In Judges 6, the Bible says the sons of Israel “did what was evil in the sight of the LORD and the LORD gave them into the hands of the MIdians seven years” (vs 1).  It is during this time of oppression that the sons of Israel will “cry out to the Lord on the account of Midian” (vs 7) and God will answer by calling Gideon to be a judge and deliverer for the people.  The first thing Gideon is required to do is to tear down the altar of baal (a false god and the constant source of their disobedience to God throughout the book) and the Asherah pole which was beside it.  Gideon did it.  When the men of the city came out and saw what had been done, they set forth to kill the vandal.  When they learned it was Gideon, they beseeched his father, Joash, to turn over his son to mob.  Joash stood against them by uttering these words:

31 But Joash said to all who stood against him, “Will you contend for Baal, or will you deliver him?

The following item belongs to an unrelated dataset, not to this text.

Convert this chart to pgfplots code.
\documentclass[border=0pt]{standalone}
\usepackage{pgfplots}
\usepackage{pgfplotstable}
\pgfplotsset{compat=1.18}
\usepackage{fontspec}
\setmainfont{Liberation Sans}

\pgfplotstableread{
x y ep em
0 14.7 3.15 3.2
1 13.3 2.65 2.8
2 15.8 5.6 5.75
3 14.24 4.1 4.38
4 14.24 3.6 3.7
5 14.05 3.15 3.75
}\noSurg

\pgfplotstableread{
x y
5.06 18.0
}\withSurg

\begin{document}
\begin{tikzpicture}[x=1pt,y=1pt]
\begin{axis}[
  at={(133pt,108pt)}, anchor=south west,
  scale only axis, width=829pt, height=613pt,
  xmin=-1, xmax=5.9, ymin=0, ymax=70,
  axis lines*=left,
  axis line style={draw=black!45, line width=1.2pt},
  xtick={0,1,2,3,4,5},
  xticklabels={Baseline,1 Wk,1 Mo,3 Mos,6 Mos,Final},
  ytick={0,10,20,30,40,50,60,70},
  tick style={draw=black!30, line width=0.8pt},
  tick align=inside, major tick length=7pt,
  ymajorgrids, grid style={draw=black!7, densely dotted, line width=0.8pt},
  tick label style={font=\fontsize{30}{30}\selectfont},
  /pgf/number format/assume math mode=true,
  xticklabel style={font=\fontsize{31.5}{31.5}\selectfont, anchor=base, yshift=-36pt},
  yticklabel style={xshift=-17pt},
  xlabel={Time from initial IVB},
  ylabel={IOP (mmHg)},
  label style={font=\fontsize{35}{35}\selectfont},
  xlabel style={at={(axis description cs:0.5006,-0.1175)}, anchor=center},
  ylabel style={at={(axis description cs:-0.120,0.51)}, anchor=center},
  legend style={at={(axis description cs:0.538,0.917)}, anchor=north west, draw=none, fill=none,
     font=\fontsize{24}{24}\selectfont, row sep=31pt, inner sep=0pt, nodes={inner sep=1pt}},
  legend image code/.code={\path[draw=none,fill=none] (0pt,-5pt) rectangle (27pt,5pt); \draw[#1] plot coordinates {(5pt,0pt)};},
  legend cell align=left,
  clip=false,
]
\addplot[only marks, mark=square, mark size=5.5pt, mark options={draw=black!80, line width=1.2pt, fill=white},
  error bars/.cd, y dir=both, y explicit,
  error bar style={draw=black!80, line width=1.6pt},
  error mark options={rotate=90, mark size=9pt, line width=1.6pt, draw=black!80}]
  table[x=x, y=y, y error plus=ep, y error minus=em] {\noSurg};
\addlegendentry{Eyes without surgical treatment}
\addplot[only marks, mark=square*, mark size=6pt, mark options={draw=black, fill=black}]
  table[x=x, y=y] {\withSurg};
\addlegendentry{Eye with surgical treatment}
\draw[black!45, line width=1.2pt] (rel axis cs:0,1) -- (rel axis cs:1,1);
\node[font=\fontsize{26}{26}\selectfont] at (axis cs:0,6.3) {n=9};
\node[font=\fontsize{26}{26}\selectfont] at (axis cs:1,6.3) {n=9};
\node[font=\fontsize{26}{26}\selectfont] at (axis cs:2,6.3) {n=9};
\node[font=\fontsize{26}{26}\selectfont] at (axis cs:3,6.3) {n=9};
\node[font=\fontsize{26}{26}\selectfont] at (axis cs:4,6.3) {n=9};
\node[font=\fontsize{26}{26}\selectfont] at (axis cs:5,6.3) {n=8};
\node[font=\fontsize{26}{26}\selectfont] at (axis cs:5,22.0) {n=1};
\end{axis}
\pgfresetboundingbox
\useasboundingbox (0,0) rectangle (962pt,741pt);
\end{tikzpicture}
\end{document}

Whoever will plead for him shall be put to death by morning. If he is a god, let him contend for himself, because someone has torn down his altar.” 32 Therefore on that day he named him Jerubbaal, that is to say, “Let Baal contend against him,” because he had torn down his altar.

Joash is pretty smart.  His argument is basically that baal should be able to take care of himself if indeed he is a god as the people believe him to be.   And what a powerful argument it is!  The bible doesn’t give any more information about the scene, all we know is Gideon doesn’t die at the hands of the mob.  So we can infer reasonably that Joash’s philosophical pleadings were persuasive enough to save his son’s life.  Gideon will go on to be a great deliverer, though not a perfect one.  The land and the people will enjoy 40 years of peace.  But it was Joash’s words which stayed with me.  They caused me to think.

If the sons of Israel were abandoning Jehovah for the baals, why didn’t they cry out to the baals in the first place, as opposed to crying out to Jehovah like they do in Judges 6:1.  The point of their disobedience was the forsaking of Jehovah for a god who was, by evidence of their precipitating action, deemed better.  Yet, it was not baal to whom the sons of Israel cried in the face of the Midian onslaught of oppression, it was Jehovah.  Of course, the answer must be the sons of Israel didn’t believe the baals were real gods and their worship of them was only skin deep, as it were.  Their worship was like a beautifully wrapped present which when opened contains nothing but air.  I came to the conclusion that the sons of Israel stunk at following baal just like they stunk at following Jehovah.  They didn’t worship either one well.

And so I wondered about me and about you, intrepid reader (which if you have made it this far you are intrepid indeed, or bored…you might just have a lot of time on your hands), about us together in the Lord.  I wondered if maybe Christians in the modern world, surrounded and inundated as we are with the prominent and glittering  idols reminding us to worship ourselves, are equally as bad at serving those idols as we are at serving the Lord.  I wondered if maybe our land resembles more the barren and confused wasteland of Israel in the time of the judges than it does the halcyon Christendom of the Holy Roman Empire.  I wondered if maybe a generation has now arisen in which they really do not know the LORD nor yet the ways in which He has moved in history, or even in the hearts and lives of the people around them.  When Joshua died the bible says, “and there arose another generation after them (the generation of Joshua) who did not know the Lord, nor yet the work which He had done for Israel” (Judges 2:10).

I wondered if maybe you and I are a part of that pagan generation, complicit in its iniquity with our own bad following (disobedience).  And I wonder what, if anything, we are willing to do about that.